Joe Corne's avocation turned into his vocation somewhere along the line. It's a line filled with music - teaching it, playing it, organizing bands - and trying to determine just when and how his present occupation came about is as elusive as some of the notes he hums as he talks.

"I guess you could just say that I'm the person people call for their music Corne al connection - I'm sort of a musical helper in the valley," Corne said. "I don't charge to help. If a person calls me and asks me for a certain accordion player and female singer - the one that every time she opens her mouth a bird on a stick flies up in the air - I'll say I know that act."

But he does charge to play, something he did steadily for 18 years as the bass-playing member of the Regents, the Hotel Roanoke's Regency Room band. And when the hotel closed last November, he turned his supplementary work of playing at private parties into a full-time job.

It all started back in the early '50s, Corne said, after he graduated from the Shenandoah Conservatory of Music. "I began as a string teacher and orchestra director in the Burlington, N.C., city schools," he said.

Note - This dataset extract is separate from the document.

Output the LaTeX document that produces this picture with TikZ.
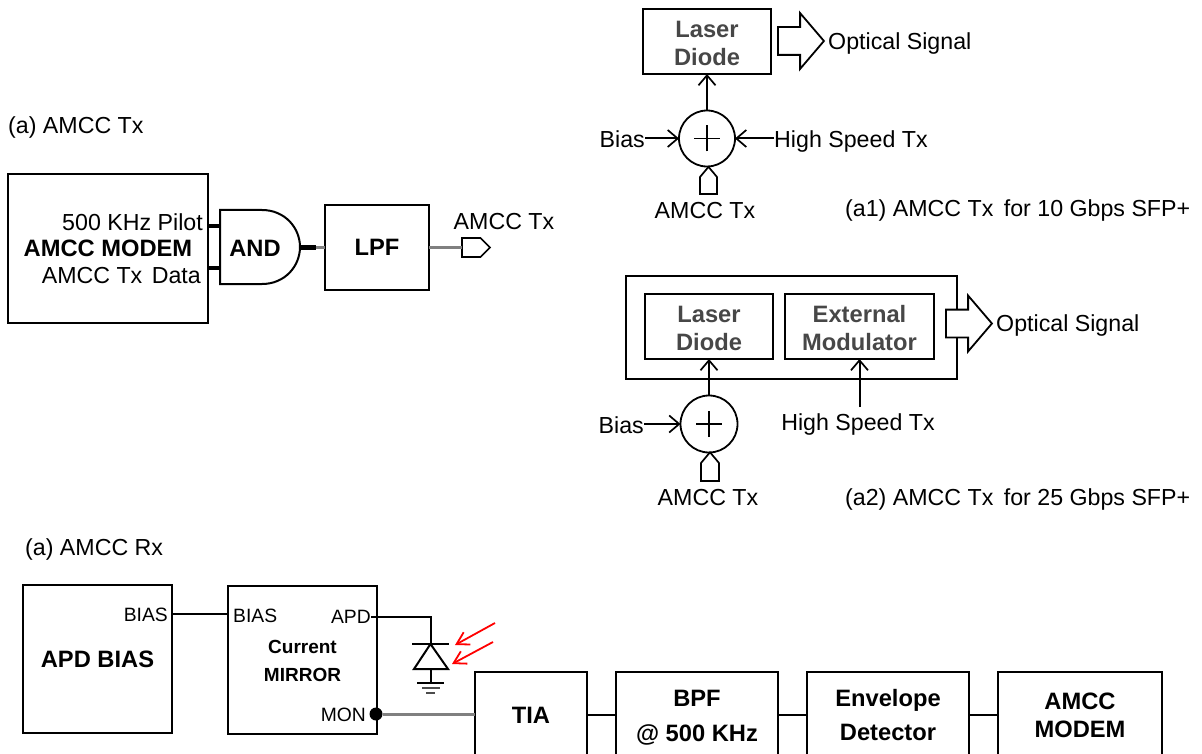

For 15 years, Corne developed a string program for about 300 junior, intermediate and senior high school students a year. And then, in 1968, he said he ran into Andy Hull, who later became the music supervisor for Roanoke schools.

Hull was trying to get a government Title I project started - "the government would buy 100 string instruments for an integrated orchestra program," Corne explained. "He wanted me to come here [Roanoke] and start a junior high program of string music - half black and half white." Corne took it on, becoming an itinerant teacher at Ruffner, Madison, Monroe and Jackson junior highs.

"After the project, I melded into an orchestra program in Roanoke city schools. I was one of four string teachers." He retired in 1985, or so - "That's close enough for jazz," he said, estimating his 30 years of service.

But then there was his avocation, which he never quite put aside. Back in North Carolina in the early '50s, he said he occasionally played - mostly string and electric bass - for the Duke Symphony, the University of North Carolina Symphony and the North Carolina Symphony in Chapel Hill. "I was playing with trios and jazz groups at the same time. A general player for all types of society music."

He brought his calling with him to Roanoke, and said that when the Hotel Roanoke opened up its new Regency Room in 1971, he helped organize the trio for weekend entertainment.

"It became so popular - it was the first place to have liquor by the drink - that we went to playing in the Regency Room seven nights a week. I was the guy that organized a stable of players - the piano, bass and drums - drawing from good music teachers and local musicians in the valley.

"I'd say half of them were teachers. We would call ourselves a society group for cocktail and ballroom dancing, playing old Glenn Miller, jazz, rumba, cha-cha, the waltz and movie love themes. All these players could improvise as well as read music. We stayed here year after year; we stayed solid - 12 players, sharing with each other, seven nights a week for 18 years."

Corne can hum with the best of them - he punctuated his reminiscences with bars from some of the favorites from the Regency Room. "Number one - the theme from `Dr. Zhivago' - we called it Dr. Chicago; `Moon River' - Brown Liver, get it? We'd make up names. Or, like they say in North Carolina, `You Liiiite Up My Life.' `Stardust.' Something from a Broadway show - `Cats' - dadada-dum . . . We'd pick it up from something we'd hear on the radio. Ears are our radar structure. A musician's No. 1 force is his ears."

And meanwhile, they were playing at parties, too. "We developed into a popular group all over the valley. People would ask for specific players, and since we were a team, we always worked out a situation," he said.

They branched out, Corne said, playing all over North Carolina and Virginia, at places like the Greenbrier, The Homestead, the Charlotte Country Club, the Martha Washington Inn, the Jefferson Club.

Because of their connections over the years, Corne said, business didn't change when the hotel closed. "In my particular business - people-pleasing - there are very little financial problems if the product is good."

His business, Joe M. Corne, which has been licensed in Roanoke County since Jan. 1, 1989, is a simple, home-based operation, using a WATS line. "Everything is done with pencil, paper and typewriter." In retrospect, he said he would have done more advertising in the Yellow Pages and newspaper, and put posters around. "I'm thinking about it very seriously now that I'm not teaching."

Business, he said, is seasonal. It's heavy from the end of March to the end of June, and from the end of August to the end of October, with wedding receptions and regular parties. The holiday parties start up in late November. He plans to go "bigger and better in the valley."

But if the hotel comes back . . . "in a year or so, [then] I'm sure we'll be invited back to form a group." His voice picks up like a hot jazz tune. "I believe Hotel Roanoke will be back with a great format."

He said he misses the hotel. "We took it for granted. What I miss most is the people contact. We'd make people enjoy the evening," he said.